#### REQUIREMENTS
Retype the data exactly, from its first line to the line containing "whisker_high = [55.9, 81.2]", including both, and skip any picture.

===

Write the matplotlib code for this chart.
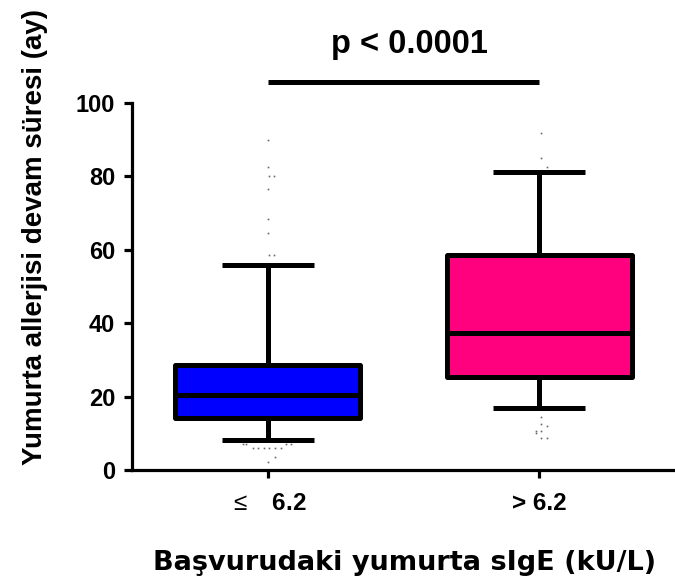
import matplotlib
matplotlib.use("Agg")
import matplotlib.pyplot as plt
import numpy as np

plt.rcParams['font.family'] = ['Liberation Sans', 'DejaVu Sans']
plt.rcParams['mathtext.fontset'] = 'custom'
plt.rcParams['mathtext.rm'] = 'Liberation Sans'
plt.rcParams['mathtext.bf'] = 'Liberation Sans:bold'

# Data
categories = [r"$\mathrm{\leq}$   $\mathbf{6.2}$", "> 6.2"]
box_colors = ["#0000FF", "#FF007F"]
whisker_low = [8.2, 16.9]
q1 = [14.2, 25.3]
median = [20.4, 37.3]
q3 = [28.6, 58.6]
whisker_high = [55.9, 81.2]

g1_out_vals = [90.0, 82.6, 80.2, 80.2, 76.7, 68.4, 64.7, 58.6, 58.6,
               7.1, 7.1, 7.1, 7.1, 5.9, 5.9, 5.9, 5.9, 5.9, 5.9, 3.5, 2.3]
g1_out_dx = [0.0, 0.0, 0.005, 0.023, 0.0, 0.0, 0.0, 0.005, 0.023,
             -0.092, -0.081, 0.066, 0.084, -0.055, -0.037, -0.015, 0.004, 0.026, 0.048, 0.026, 0.0]
g2_out_vals = [91.7, 85.1, 82.6, 14.5, 12.5, 12.0, 10.7, 10.7, 10.0, 8.6, 8.6]
g2_out_dx = [0.006, 0.006, 0.028, 0.006, 0.006, 0.029, -0.011, 0.006, -0.011, 0.006, 0.029]

p_text = "p < 0.0001"
p_bar_y = 105.8
p_text_y = 113.6

fig = plt.figure(figsize=(6.75, 5.82), dpi=100)
ax = fig.add_axes([0.1956, 0.1924, 0.8044, 0.6306])

stats = []
for i in range(2):
    stats.append(dict(med=median[i], q1=q1[i], q3=q3[i],
                      whislo=whisker_low[i], whishi=whisker_high[i], fliers=[]))
positions = np.arange(len(categories))
lw = 3.6
bp = ax.bxp(stats, positions=positions, widths=0.68, patch_artist=True,
            showfliers=False,
            boxprops=dict(linewidth=lw, edgecolor='black', joinstyle='round'),
            medianprops=dict(linewidth=lw, color='black', solid_capstyle='butt'),
            whiskerprops=dict(linewidth=lw, color='black', solid_capstyle='butt'),
            capprops=dict(linewidth=lw, color='black', solid_capstyle='butt'),
            capwidths=0.34)
for patch, c in zip(bp['boxes'], box_colors):
    patch.set_facecolor(c)

for pos, vals, dx in [(0, g1_out_vals, g1_out_dx), (1, g2_out_vals, g2_out_dx)]:
    ax.plot(pos + np.array(dx), vals, linestyle='none', marker='s', markersize=1.2,
            color='#666666', markeredgewidth=0)

ax.set_xlim(-0.5, 1.5)
ax.set_ylim(0, 100)
ax.set_yticks([0, 20, 40, 60, 80, 100])
ax.set_xticks(positions)
ax.set_xticklabels(categories)
for spine in ['top', 'right']:
    ax.spines[spine].set_visible(False)
for spine in ['left', 'bottom']:
    ax.spines[spine].set_linewidth(2.3)
ax.tick_params(axis='both', width=2.3, length=6, labelsize=17, pad=6)
for lab in ax.get_xticklabels() + ax.get_yticklabels():
    lab.set_fontweight('bold')
ax.tick_params(axis='x', pad=10, labelsize=17.5)

ax.plot([0, 1], [p_bar_y, p_bar_y], color='black', linewidth=3.6, clip_on=False,
        solid_capstyle='butt')
ax.text(0.52, p_text_y, p_text, ha='center', va='baseline', fontsize=23.5,
        fontweight='bold', clip_on=False)

ax.set_xlabel("Başvurudaki yumurta sIgE (kU/L)", fontsize=19.5, fontweight='bold',
              family=['DejaVu Sans'])
ax.xaxis.label.set_verticalalignment('baseline')
ax.xaxis.set_label_coords(0.502, -0.2725)
ax.set_ylabel("Yumurta allerjisi devam süresi (ay)", fontsize=20, fontweight='bold')
ax.yaxis.set_label_coords(-0.155, 0.636)

fig.savefig("out.png", dpi=100)
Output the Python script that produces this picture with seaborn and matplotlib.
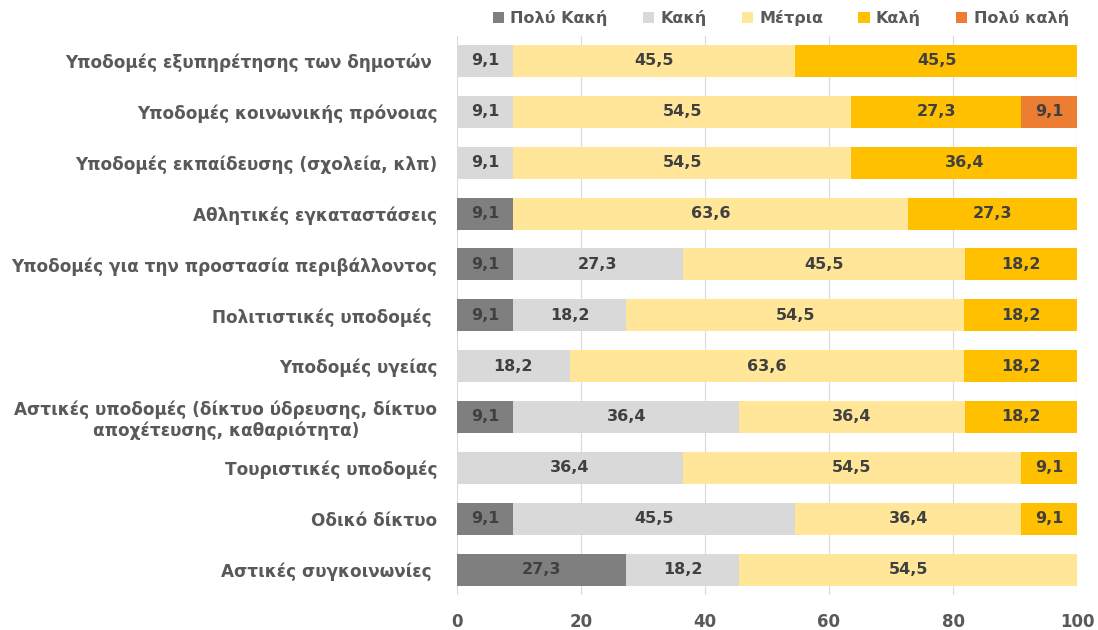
import numpy as np
import pandas as pd
import matplotlib
matplotlib.use("Agg")
import matplotlib.pyplot as plt
from matplotlib.patches import Patch
import seaborn as sns

categories = [
    "Υποδομές εξυπηρέτησης των δημοτών ",
    "Υποδομές κοινωνικής πρόνοιας",
    "Υποδομές εκπαίδευσης (σχολεία, κλπ)",
    "Αθλητικές εγκαταστάσεις",
    "Υποδομές για την προστασία περιβάλλοντος",
    "Πολιτιστικές υποδομές ",
    "Υποδομές υγείας",
    "Αστικές υποδομές (δίκτυο ύδρευσης, δίκτυο\nαποχέτευσης, καθαριότητα)",
    "Τουριστικές υποδομές",
    "Οδικό δίκτυο",
    "Αστικές συγκοινωνίες ",
]
series_names = ["Πολύ Κακή", "Κακή", "Μέτρια", "Καλή", "Πολύ καλή"]
very_bad = [0, 0, 0, 9.1, 9.1, 9.1, 0, 9.1, 0, 9.1, 27.3]
bad = [9.1, 9.1, 9.1, 0, 27.3, 18.2, 18.2, 36.4, 36.4, 45.5, 18.2]
average = [45.5, 54.5, 54.5, 63.6, 45.5, 54.5, 63.6, 36.4, 54.5, 36.4, 54.5]
good = [45.5, 27.3, 36.4, 27.3, 18.2, 18.2, 18.2, 18.2, 9.1, 9.1, 0]
very_good = [0, 9.1, 0, 0, 0, 0, 0, 0, 0, 0, 0]
x_ticks = [0, 20, 40, 60, 80, 100]

colors = ["#7f7f7f", "#d9d9d9", "#ffe699", "#ffc000", "#ed7d31"]
text_color = "#595959"
value_color = "#404040"

sns.set_theme(style="white")
plt.rcParams["font.family"] = ["DejaVu Sans"]

values = np.array([very_bad, bad, average, good, very_good])
cum = np.cumsum(values, axis=0)

fig = plt.figure(figsize=(10.98, 6.3), dpi=100)
ax = fig.add_axes([0.416, 0.0556, 0.565, 0.888])

# stacked bars: draw cumulative totals from the outermost series inward
for i in range(len(series_names) - 1, -1, -1):
    df = pd.DataFrame({"cat": categories, "val": cum[i]})
    sns.barplot(data=df, x="val", y="cat", orient="h", color=colors[i],
                saturation=1, width=0.63, ax=ax, linewidth=0)

# value labels centred in each segment
for i in range(len(series_names)):
    for j in range(len(categories)):
        v = values[i, j]
        if v > 0:
            center = cum[i, j] - v / 2
            ax.text(center, j, f"{v:.1f}".replace(".", ","), ha="center",
                    va="center", fontsize=11.5, fontweight="bold", color=value_color)

ax.set_xlim(0, 100)
ax.set_ylim(len(categories) - 0.5, -0.5)
ax.set_xticks(x_ticks)
ax.set_xticklabels([str(t) for t in x_ticks])
ax.xaxis.grid(True, color="#d9d9d9", linewidth=0.8)
ax.set_axisbelow(True)
ax.set_xlabel("")
ax.set_ylabel("")
for s in ax.spines.values():
    s.set_visible(False)
ax.tick_params(axis="x", length=0, pad=13, labelsize=12, labelcolor=text_color)
ax.tick_params(axis="y", length=0, pad=14, labelsize=12.2, labelcolor=text_color)
for lab in ax.get_xticklabels() + ax.get_yticklabels():
    lab.set_fontweight("bold")
for lab in ax.get_yticklabels():
    lab.set_multialignment("center")

handles = [Patch(facecolor=c, edgecolor="none") for c in colors]
leg = fig.legend(handles, series_names, loc="center", bbox_to_anchor=(0.711, 0.971),
                 ncol=5, frameon=False, handlelength=0.7, handleheight=0.7,
                 handletextpad=0.4, columnspacing=2.2,
                 prop={"size": 11.5, "weight": "bold"})
for t in leg.get_texts():
    t.set_color(text_color)

fig.savefig("out.png", dpi=100)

===

#### SOLUTION FOR THIS EXERCISE
Write the matplotlib code for this chart.
import matplotlib
matplotlib.use("Agg")
import matplotlib.pyplot as plt
import numpy as np

plt.rcParams['font.family'] = ['Liberation Sans', 'DejaVu Sans']
plt.rcParams['mathtext.fontset'] = 'custom'
plt.rcParams['mathtext.rm'] = 'Liberation Sans'
plt.rcParams['mathtext.bf'] = 'Liberation Sans:bold'

# Data
categories = [r"$\mathrm{\leq}$   $\mathbf{6.2}$", "> 6.2"]
box_colors = ["#0000FF", "#FF007F"]
whisker_low = [8.2, 16.9]
q1 = [14.2, 25.3]
median = [20.4, 37.3]
q3 = [28.6, 58.6]
whisker_high = [55.9, 81.2]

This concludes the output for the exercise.